Sophie Someone by Hayley Long

    • Sophie Someone by Hayley Long
    • Published March 28, 2017
    • Other works by author include Fire and Water, Vinyl Demand, What's Up with Jody Barton?, and the Lottie Biggs series.

    • Sophie remembers moving to Brussels, Belgium, from England when she is about 5 years old. When she is 14 she discovers something that causes her to start questioning and seeking answers about who she really is.
    • Her dad is a car mechanic and her mom is a recluse who never leaves their apartment or learns to speak the Belgian language. Sophie also has a younger brother named Hercule who was born in Belgium unlike Sophie who was born in England like her parents.
    • The book is written in a different way than most books. Sophie is the narrator and she uses different words for things throughout the entire book.
      • People are pigeons.
      • Mom and dad are mambo and don (or donny). Parents are parsnips. Man is maniac. Friends are freckles. Names are noodles.
      • Face is fax, voice is vortex, head is helix, ears are eels, mouth is mush, hand is hashtag, teacher is torturer, litchen is kindle, and on and on.
      • It is very similar --- only in the way language is used! --- to A Clockwork Orange. This is a book for middle schoolers, however, so I imagine this might be a more challenging book for those grade levels.
        • For me it was fairly easy to discern the meanings from context. By the end of the book you are fairly fluent in Sophie's lingo. But I can see how this would irritate some readers.
        • The character explains why the word substitutions are made by the very end of the book.
          • I must admit, at first I thought the book was about a girl who had some sort of developmentally delayed issue or was on the spectrum who just used language differently. That would have been fine but she was neither of those things.
    • The story jumps about in chronology as Sophie pieces together the past with the present.

    • I liked the story and was anxious to find out the big secret that her parents were trying to hide.

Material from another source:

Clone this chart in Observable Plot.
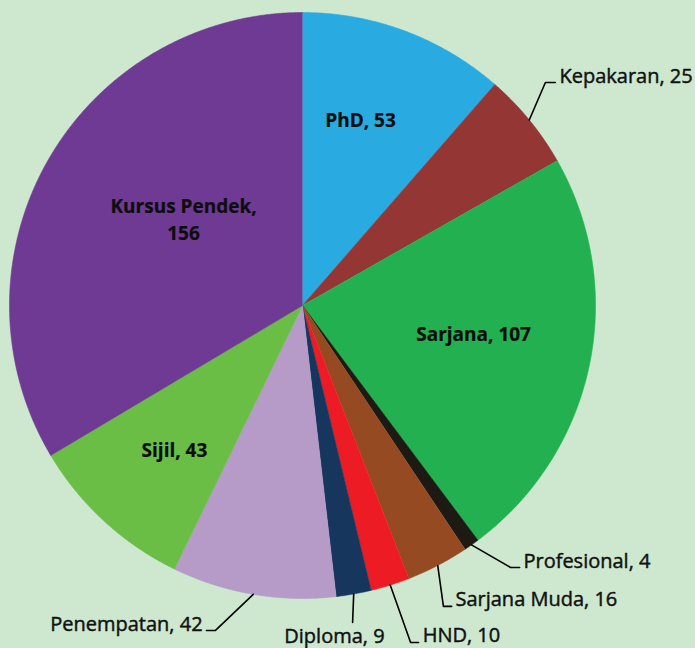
<!DOCTYPE html>
<html>
<head>
<meta charset="utf-8">
<script src="https://cdn.jsdelivr.net/npm/d3@7"></script>
<script src="https://cdn.jsdelivr.net/npm/@observablehq/plot@0.6"></script>
<style>
  html, body { margin: 0; padding: 0; background: #CDE8CF; }
  #chart { width: 695px; height: 648px; }
</style>
</head>
<body>
<div id="chart"></div>
<script>
// ---- data (clockwise from 12 o'clock) ----
const names  = ["PhD", "Kepakaran", "Sarjana", "Profesional", "Sarjana Muda", "HND", "Diploma", "Penempatan", "Sijil", "Kursus Pendek"];
const values = [53, 25, 107, 4, 16, 10, 9, 42, 43, 156];
const colors = ["#29ABE2", "#943634", "#23B050", "#1D1A14", "#954A22", "#ED1C24", "#17365D", "#B69AC8", "#6ABD45", "#6F3A94"];

// label layout (in radius units, centre = 0,0, y up)
const insideLabels = {
  "PhD":           [0.198, 0.638],
  "Kursus Pendek": [-0.406, 0.300],
  "Sarjana":       [0.584, -0.092],
  "Sijil":         [-0.437, -0.488]
};
// elbow, end of leader, text position, anchor
const outsideLabels = {
  "Kepakaran":    {elbow: [0.829, 0.761],  end: [0.863, 0.761],  text: [0.877, 0.780],  anchor: "start"},
  "Profesional":  {elbow: [0.710, -0.894], end: [0.741, -0.894], text: [0.754, -0.874], anchor: "start"},
  "Sarjana Muda": {elbow: [0.481, -1.027], end: [0.509, -1.027], text: [0.522, -1.005], anchor: "start"},
  "HND":          {elbow: [0.369, -1.150], end: [0.396, -1.150], text: [0.410, -1.125], anchor: "start"},
  "Diploma":      {elbow: [0.171, -1.082], end: [0.171, -1.082], text: [0.109, -1.130], anchor: "middle"},
  "Penempatan":   {elbow: [-0.297, -1.109], end: [-0.328, -1.109], text: [-0.341, -1.089], anchor: "end"}
};

// ---- geometry from data ----
const W = 695, H = 648, cx = 302, cy = 305, R = 293;
const arcs = d3.pie().sort(null).value(d => d)(values);

const slicePts = [];
arcs.forEach((a, i) => {
  slicePts.push({name: names[i], x: 0, y: 0});
  const n = Math.max(2, Math.ceil((a.endAngle - a.startAngle) / 0.005));
  for (let k = 0; k <= n; k++) {
    const t = a.startAngle + (a.endAngle - a.startAngle) * k / n;
    slicePts.push({name: names[i], x: Math.sin(t), y: Math.cos(t)});
  }
});

const leaderPts = [];
const outText = [];
arcs.forEach((a, i) => {
  const L = outsideLabels[names[i]];
  if (!L) return;
  const m = (a.startAngle + a.endAngle) / 2;
  leaderPts.push({name: names[i], x: Math.sin(m), y: Math.cos(m)});
  leaderPts.push({name: names[i], x: L.elbow[0], y: L.elbow[1]});
  leaderPts.push({name: names[i], x: L.end[0], y: L.end[1]});
  outText.push({name: names[i], label: `${names[i]}, ${values[i]}`, x: L.text[0], y: L.text[1], anchor: L.anchor});
});

const inText = names.map((n, i) => insideLabels[n] ? {
  label: n === "Kursus Pendek" ? `${n},\n${values[i]}` : `${n}, ${values[i]}`,
  x: insideLabels[n][0], y: insideLabels[n][1]
} : null).filter(Boolean);

const font = "'Open Sans', 'Noto Sans', sans-serif";
const outOpts = {fontFamily: font, fontSize: 20, fill: "#111", stroke: "#111", strokeWidth: 0.45};
const inOpts = {fontFamily: font, fontSize: 19, fontWeight: "bold", fill: "#0d0d0d", stroke: "#0d0d0d", strokeWidth: 0.2, lineHeight: 1.42};

const plot = Plot.plot({
  width: W, height: H,
  margin: 0,
  x: {domain: [-cx / R, (W - cx) / R], axis: null},
  y: {domain: [(cy - H) / R, cy / R], axis: null},
  color: {domain: names, range: colors},
  style: {background: "#CDE8CF", overflow: "visible"},
  marks: [
    Plot.line(slicePts, {x: "x", y: "y", z: "name", fill: "name", stroke: "name", strokeWidth: 0.6, curve: "linear"}),
    Plot.line(leaderPts, {x: "x", y: "y", z: "name", stroke: "#000", strokeWidth: 1.6, curve: "linear"}),
    Plot.text(inText, {x: "x", y: "y", text: "label", ...inOpts}),
    Plot.text(outText.filter(d => d.anchor === "start"), {x: "x", y: "y", text: "label", textAnchor: "start", ...outOpts}),
    Plot.text(outText.filter(d => d.anchor === "end"), {x: "x", y: "y", text: "label", textAnchor: "end", ...outOpts}),
    Plot.text(outText.filter(d => d.anchor === "middle"), {x: "x", y: "y", text: "label", textAnchor: "middle", ...outOpts})
  ]
});
document.getElementById("chart").appendChild(plot);
</script>
</body>
</html>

It's a doozy. 
    • I thought the ending was abrupt. 
      • By the end of the book the family's circumstances have changed drastically and which seems to leave the family with absolutely no means of financial support. 
      • Sophie's best friend Comet, who has major troubles in her own family, is given short shrift.
      • And Sophie makes a new friend along the way who's story could use some fleshing out.
      • I have to wonder if there will be a sequel addressing these issues.
      • Spoilers are located in the next bullet point in white text so they are invisible unless you highlight them with your cursor or finger:
        • Sophie's dad, a gambling addict with large debts and with her mom's encouragement, helped two criminals rob an armored car, netting millions of pounds. The two criminals left the dad with just enough money, a few thousand pounds, to buy a mechanic business in Brussels. At the end of the book he turns himself in and will go to prison for years. The agoraphobic mother decides she better leave the apartment after all, so she can buy groceries. The end.
    • I'd definitely read a sequel.
    • Recommended for middle schoolers and others who enjoy young adult books.
    • ★ ★ ★

1 comment:

  1. "Her mom is a recluse who never leaves their apartment or learns to speak the Belgian language" French, German, Dutch?; too may choices for a stranger. The white text did not reveal the reason for the word substitutions.